KUPANG, TIMEXKUPANG.FAJAR.CO.ID - Penerimaan Peserta Didik Baru (PPDB) tahun ajaran 2024/2025 di Provinsi Nusa Tenggara Timur (NTT) telah usai. Pelaksanaan PPDB yang digelar secara online ini ternyata belum menyelesaikan persoalan yang ada. Masih saja ditemukan persoalan dan diadukan oleh orang tua.
Terdapat 33 laporan yang diadukan masyarakat, diantaranya 15 laporan di terima Ombudsman Perwakilan NTT dan 18 lainnya diadukan ke Dinas Pendidikan dan Kebudayaan (Disdikbud) NTT.
Terhadap hal ini, Ombudsman NTT menggelar rapat koordinasi bersama Balai Penjaminan Mutu Pendidikan (BPMP) dan Disdikbud NTT di ruang rapat Ombudsman, Senin (29/7).
Rapat ini dihadiri oleh Kepala BPMP Provinsi NTT, Herdiana, dan tim serta Kepala Bidang Pendidikan Menengah Dinas Pendidikan Provinsi NTT, Ayub Sanam.
Rapat koordinasi ini diawali dengan pemaparan hasil pengawasan PPDB tingkat SD, SMP, dan SMA/SMK Tahun 2024 oleh tim Ombudsman NTT. Hasil pengawasan ini kemudian mendapat tanggapan dari BPMP NTT dan Dinas Pendidikan Provinsi NTT.
Dalam pemaparan hasil pengawasan, ditemukan beberapa masalah yang menjadi keluhan masyarakat. Pertama, keluhan calon peserta didik mengenai akses PPDB online yang cepat penuh dalam waktu 10-15 menit.

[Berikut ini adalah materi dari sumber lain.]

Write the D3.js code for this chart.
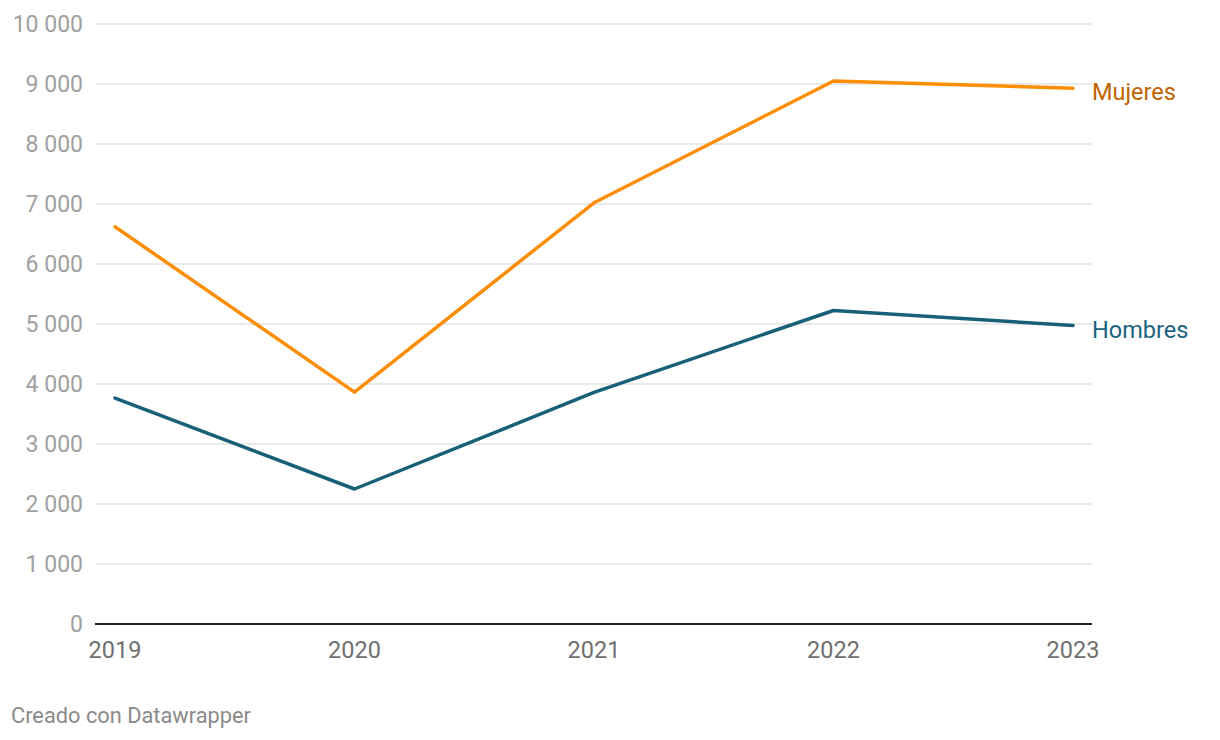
<!DOCTYPE html>
<html><head><meta charset="utf-8">
<script src="https://cdn.jsdelivr.net/npm/d3@7"></script>
<style>body{margin:0;background:#fff;font-family:Roboto,sans-serif}</style>
</head><body><svg id="c" width="1220" height="740"></svg>
<script>
const years = ["2019","2020","2021","2022","2023"];
const mujeres = [6620, 3865, 7020, 9050, 8930];
const hombres = [3765, 2250, 3860, 5225, 4975];
const yTicks = [0,1000,2000,3000,4000,5000,6000,7000,8000,9000,10000];
const seriesNames = ["Mujeres","Hombres"];

const svg = d3.select("#c");
const x = d3.scalePoint().domain(years).range([115, 1073]);
const y = d3.scaleLinear().domain([0,10000]).range([624, 24]);
const fmt = v => d3.format(",")(v).replace(/,/g, "\u00a0");

const g = svg.append("g");
g.selectAll("line.grid").data(yTicks.filter(d=>d>0)).join("line")
  .attr("x1",96).attr("x2",1092).attr("y1",d=>y(d)).attr("y2",d=>y(d))
  .attr("stroke","#e3e3e3").attr("stroke-width",1.5);
g.selectAll("text.yl").data(yTicks).join("text")
  .attr("x",83).attr("y",d=>y(d)).attr("dy","0.35em").attr("text-anchor","end")
  .attr("font-size",23).attr("fill","#a0a0a0").text(d=>fmt(d));
g.append("line").attr("x1",95).attr("x2",1092).attr("y1",y(0)).attr("y2",y(0))
  .attr("stroke","#222").attr("stroke-width",2);
g.selectAll("text.xl").data(years).join("text")
  .attr("x",d=>x(d)).attr("y",658).attr("text-anchor","middle")
  .attr("font-size",23.5).attr("fill","#707070").text(d=>d);

const line = d3.line().x((d,i)=>x(years[i])).y(d=>y(d));
const series = [
  {name:seriesNames[0], vals:mujeres, color:"#fb8e05", label:"#c16300"},
  {name:seriesNames[1], vals:hombres, color:"#186077", label:"#1a6382"}
];
series.forEach(s=>{
  g.append("path").attr("d",line(s.vals)).attr("fill","none")
    .attr("stroke",s.color).attr("stroke-width",3.5)
    .attr("stroke-linejoin","round").attr("stroke-linecap","round");
  g.append("text").attr("x",1092).attr("y",y(s.vals[4])+4).attr("dy","0.35em")
    .attr("font-size",23.5).attr("fill",s.label).text(s.name);
});
svg.append("text").attr("x",11).attr("y",723).attr("font-size",21.8)
  .attr("fill","#8a8a8a").text("Creado con Datawrapper");
</script></body></html>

Kedua, pengadaan seragam sekolah yang belum sesuai dengan Peraturan Menteri Pendidikan dan Kebudayaan Nomor 50 Tahun 2022 tentang Pakaian Seragam Sekolah bagi Peserta Didik Jenjang Pendidikan Dasar dan Pendidikan Menengah.
Kepala Ombudsman RI Perwakilan NTT, Darius Beda Daton, dalam sambutannya menyampaikan terima kasih kepada Dinas Pendidikan dan BPMP karena telah menyiapkan teknis PPDB Tahun 2024 dengan baik.
"Kami sangat mengapresiasi persiapan yang telah dilakukan, sehingga tidak ada komplain yang berarti dan demo besar-besaran seperti tahun sebelumnya," ujar Darius.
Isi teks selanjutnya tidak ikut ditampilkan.